It was a rocky three years for California Department of Conservation Director Mark Nechodom, who resigned last Friday without an official explanation. The department administers programs to preserve agricultural and open space lands, regulates mineral, oil and gas development activities, and evaluates geology and seismology for the state.
Nechodom, the husband of former California Secretary of State Debra Bowen, was appointed by Governor Jerry Brown in December 2011 after the dismissal of Acting Director Derek Chernow for taking a harder line on hydraulic fracturing (fracking) than his boss wanted. Chernow and Elena Miller, chief of the department’s Division of Oil, Gas and Geothermal Resources (DOGGR), were fired for their reluctance to grant expedited oil and gas drilling permits.
At the time, industry critic Dan Bacher called it “a move that reeks of political cronyism and demonstrates the inordinate power of the oil industry.” DOGGR, understaffed and underfunded, has long been accused by environmentalists of being too cozy with the industry it regulates.
The steady stream of complaints about various aspects of DOGGR’s industry oversight gushed wildly last year when the state finally got around to surveying where drillers were sinking their wells, what kind of toxic materials were being injected into the ground as part of the process, and where the stuff ended up.
After looking at 50,000 injection wells, the regulators determined that up to 2,500 might be pumping wastewater without permits or with permits they shouldn’t have. The fear is that they are ruining healthy aquifers that are suitable for drinking and irrigation. Twenty-three of the more egregious wells were shut down, while DOGGR set up a lengthy review schedule for others that critics called dangerously inadequate.

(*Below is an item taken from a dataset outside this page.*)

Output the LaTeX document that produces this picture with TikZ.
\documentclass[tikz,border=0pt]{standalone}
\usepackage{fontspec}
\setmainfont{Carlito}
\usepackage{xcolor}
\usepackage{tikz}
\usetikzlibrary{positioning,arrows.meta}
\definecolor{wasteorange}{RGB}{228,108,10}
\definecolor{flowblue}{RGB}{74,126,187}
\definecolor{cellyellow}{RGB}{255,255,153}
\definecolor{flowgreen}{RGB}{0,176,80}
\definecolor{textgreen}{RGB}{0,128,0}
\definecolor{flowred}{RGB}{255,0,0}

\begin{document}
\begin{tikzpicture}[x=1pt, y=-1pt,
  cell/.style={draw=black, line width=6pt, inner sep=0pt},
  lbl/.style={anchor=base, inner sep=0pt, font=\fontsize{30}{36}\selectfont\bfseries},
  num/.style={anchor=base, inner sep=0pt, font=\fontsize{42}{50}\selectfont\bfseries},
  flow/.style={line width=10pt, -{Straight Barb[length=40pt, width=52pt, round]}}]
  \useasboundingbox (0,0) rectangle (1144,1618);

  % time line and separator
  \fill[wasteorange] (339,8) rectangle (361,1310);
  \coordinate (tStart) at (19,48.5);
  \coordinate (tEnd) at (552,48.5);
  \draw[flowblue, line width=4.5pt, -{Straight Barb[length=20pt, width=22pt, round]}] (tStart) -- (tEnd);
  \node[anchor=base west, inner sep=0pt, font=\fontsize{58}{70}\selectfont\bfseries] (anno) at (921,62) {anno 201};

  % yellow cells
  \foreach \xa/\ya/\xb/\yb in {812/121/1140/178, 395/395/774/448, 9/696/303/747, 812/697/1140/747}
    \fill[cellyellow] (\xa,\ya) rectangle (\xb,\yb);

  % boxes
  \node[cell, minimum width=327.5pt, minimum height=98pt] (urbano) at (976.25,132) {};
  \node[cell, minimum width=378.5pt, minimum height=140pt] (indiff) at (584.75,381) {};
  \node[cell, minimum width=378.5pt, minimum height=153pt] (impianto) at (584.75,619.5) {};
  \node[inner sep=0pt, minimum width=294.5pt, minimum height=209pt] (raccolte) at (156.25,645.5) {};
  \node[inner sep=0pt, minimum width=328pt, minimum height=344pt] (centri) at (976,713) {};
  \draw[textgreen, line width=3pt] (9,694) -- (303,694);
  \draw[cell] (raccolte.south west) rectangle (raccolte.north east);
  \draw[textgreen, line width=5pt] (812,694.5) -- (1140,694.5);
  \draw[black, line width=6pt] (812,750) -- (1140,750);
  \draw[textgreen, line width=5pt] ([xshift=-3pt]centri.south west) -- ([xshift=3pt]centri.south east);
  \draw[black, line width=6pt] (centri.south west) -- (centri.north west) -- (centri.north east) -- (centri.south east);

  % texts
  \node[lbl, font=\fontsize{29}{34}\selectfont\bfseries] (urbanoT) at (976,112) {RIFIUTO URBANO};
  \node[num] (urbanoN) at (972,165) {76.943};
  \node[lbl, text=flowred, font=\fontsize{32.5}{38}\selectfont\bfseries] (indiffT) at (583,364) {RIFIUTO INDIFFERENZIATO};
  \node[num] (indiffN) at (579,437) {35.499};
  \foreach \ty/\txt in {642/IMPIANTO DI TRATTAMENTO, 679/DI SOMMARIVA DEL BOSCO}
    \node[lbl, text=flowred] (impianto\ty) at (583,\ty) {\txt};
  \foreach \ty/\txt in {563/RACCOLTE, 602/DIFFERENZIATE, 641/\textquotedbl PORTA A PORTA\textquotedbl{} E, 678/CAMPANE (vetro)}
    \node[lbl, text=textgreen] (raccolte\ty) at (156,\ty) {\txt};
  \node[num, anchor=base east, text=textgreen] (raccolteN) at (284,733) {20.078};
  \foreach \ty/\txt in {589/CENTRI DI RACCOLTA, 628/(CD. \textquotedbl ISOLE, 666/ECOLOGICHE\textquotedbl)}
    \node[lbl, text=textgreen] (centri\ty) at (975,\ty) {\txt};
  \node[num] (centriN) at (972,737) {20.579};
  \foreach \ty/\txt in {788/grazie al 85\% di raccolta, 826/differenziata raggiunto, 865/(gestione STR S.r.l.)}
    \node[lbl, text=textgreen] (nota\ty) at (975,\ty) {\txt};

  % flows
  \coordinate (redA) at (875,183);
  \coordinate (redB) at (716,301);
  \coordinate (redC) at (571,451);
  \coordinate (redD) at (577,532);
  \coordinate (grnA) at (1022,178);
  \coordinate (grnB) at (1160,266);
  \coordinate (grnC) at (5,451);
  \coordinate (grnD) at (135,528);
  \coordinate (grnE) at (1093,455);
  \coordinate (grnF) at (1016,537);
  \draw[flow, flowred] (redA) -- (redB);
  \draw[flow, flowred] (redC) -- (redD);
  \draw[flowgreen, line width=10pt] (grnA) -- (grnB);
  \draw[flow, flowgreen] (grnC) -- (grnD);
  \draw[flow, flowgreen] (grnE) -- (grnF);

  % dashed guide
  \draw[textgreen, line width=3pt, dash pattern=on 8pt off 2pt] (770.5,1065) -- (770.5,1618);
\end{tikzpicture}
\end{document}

Last week, the Committee to Protect Our Agricultural Water filed a federal lawsuit against state officials, including Nechodom, Chevron, Occidental Oil and the Western States Petroleum Association, alleging a criminal conspiracy to get around the federal Safe Drinking Water Act by not properly enforcing permit requirements in the San Joaquin Valley. The group of Kern County farmers filed their civil Racketeer Influenced and Corrupt Organizations (RICO) case in U.S. District Court California Central District.
The lawsuit alleges, “Every month, Occidental and Chevron directly pump 2.63 times more toxic waste water into the San Joaquin Aquifer than oil released into the Gulf during the entire BP spill.”

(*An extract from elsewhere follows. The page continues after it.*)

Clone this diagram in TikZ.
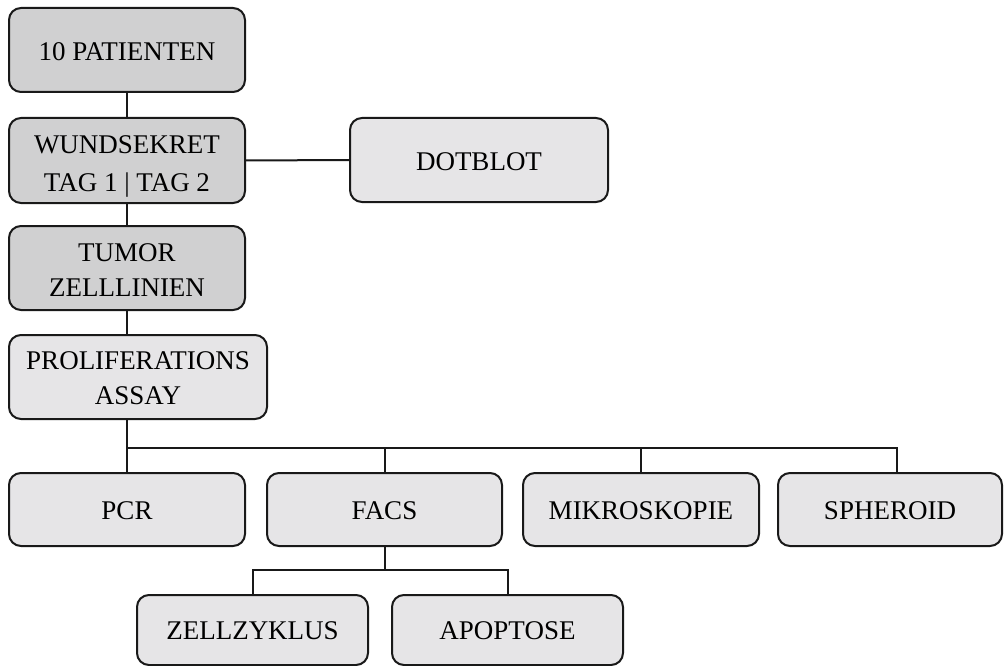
\documentclass[tikz,border=0pt]{standalone}
\usepackage{fontspec}
\setmainfont{Liberation Serif}
\definecolor{darkbox}{HTML}{D0D0D1}
\definecolor{lightbox}{HTML}{E6E5E7}
\newcommand{\upstrut}[1]{\rule{0pt}{#1}}
\begin{document}
\begin{tikzpicture}[x=1pt,y=-1pt,
  box/.style={draw=black!90, line width=2pt, rounded corners=12pt, align=center, inner sep=0pt,
    font=\fontsize{27pt}{35pt}\selectfont},
  dbox/.style={box, fill=darkbox},
  lbox/.style={box, fill=lightbox},
  conn/.style={line width=2pt, draw=black!90}]
\useasboundingbox (0,0) rectangle (1004,666);
\node[dbox, minimum width=236pt, minimum height=84pt] (pat) at (127,50) {\upstrut{22pt}10 PATIENTEN};
\node[dbox, minimum width=236pt, minimum height=85pt, font=\fontsize{27pt}{38pt}\selectfont] (wund) at (127,160.5) {\upstrut{29pt}WUNDSEKRET\\TAG 1 | TAG 2};
\node[lbox, minimum width=258pt, minimum height=84pt] (dot) at (479,160) {\upstrut{22pt}DOTBLOT};
\node[dbox, minimum width=236pt, minimum height=84pt] (tum) at (127,268) {\upstrut{21pt}TUMOR\\ZELLLINIEN};
\node[lbox, minimum width=258pt, minimum height=84pt] (prol) at (138,377) {\upstrut{20pt}PROLIFERATIONS\\ASSAY};
\node[lbox, minimum width=236pt, minimum height=73pt] (pcr) at (127,509.5) {\upstrut{20pt}PCR};
\node[lbox, minimum width=235pt, minimum height=73pt] (facs) at (384.5,509.5) {\upstrut{20pt}FACS};
\node[lbox, minimum width=236pt, minimum height=73pt] (mik) at (641,509.5) {\upstrut{20pt}MIKROSKOPIE};
\node[lbox, minimum width=224pt, minimum height=73pt] (sph) at (890,509.5) {\upstrut{20pt}SPHEROID};
\node[lbox, minimum width=231pt, minimum height=70pt] (zz) at (252.5,630) {\upstrut{20pt}ZELLZYKLUS};
\node[lbox, minimum width=231pt, minimum height=70pt] (apo) at (507.5,630) {\upstrut{20pt}APOPTOSE};
\coordinate (bus) at (127,448);
\coordinate (sphdrop) at (897,473);
\coordinate (fbus) at (384.5,570);
\draw[conn] (pat.south) -- (wund.north);
\draw[conn] (wund.east) -- (dot.west);
\draw[conn] (wund.south) -- (tum.north);
\draw[conn] (tum.south) -- (tum.south |- prol.north);
\draw[conn] (tum.south |- prol.south) -- (bus) -- (pcr.north);
\draw[conn] (bus) -| (sphdrop);
\draw[conn] (bus) -| (facs.north);
\draw[conn] (bus) -| (mik.north);
\draw[conn] (facs.south) -- (fbus);
\draw[conn] (fbus) -| (zz.north);
\draw[conn] (fbus) -| (apo.north);
\end{tikzpicture}
\end{document}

The lawsuit notes that after Governor Brown filed DOGGR chief Miller for not granting permits without required geological and engineering studies from drillers, her successor granted 1,575 of them, compared to 50 in a typical year. The permit process would have exposed that companies were illegally dumping wastewater into aquifers, the lawsuit claims.
Another lawsuit was filed last month by the Sierra Club and the Center for Biological Diversity in response to DOGGR’s new “emergency” drilling regulations that let the drilling continue. The new rules pretty much allow business as usual until February 2017, according to a lawsuit (pdf) and a preliminary injunction request filed by Earthjustice on behalf of the environmental groups. They were published in April after just five days of public notice, due to their emergency nature.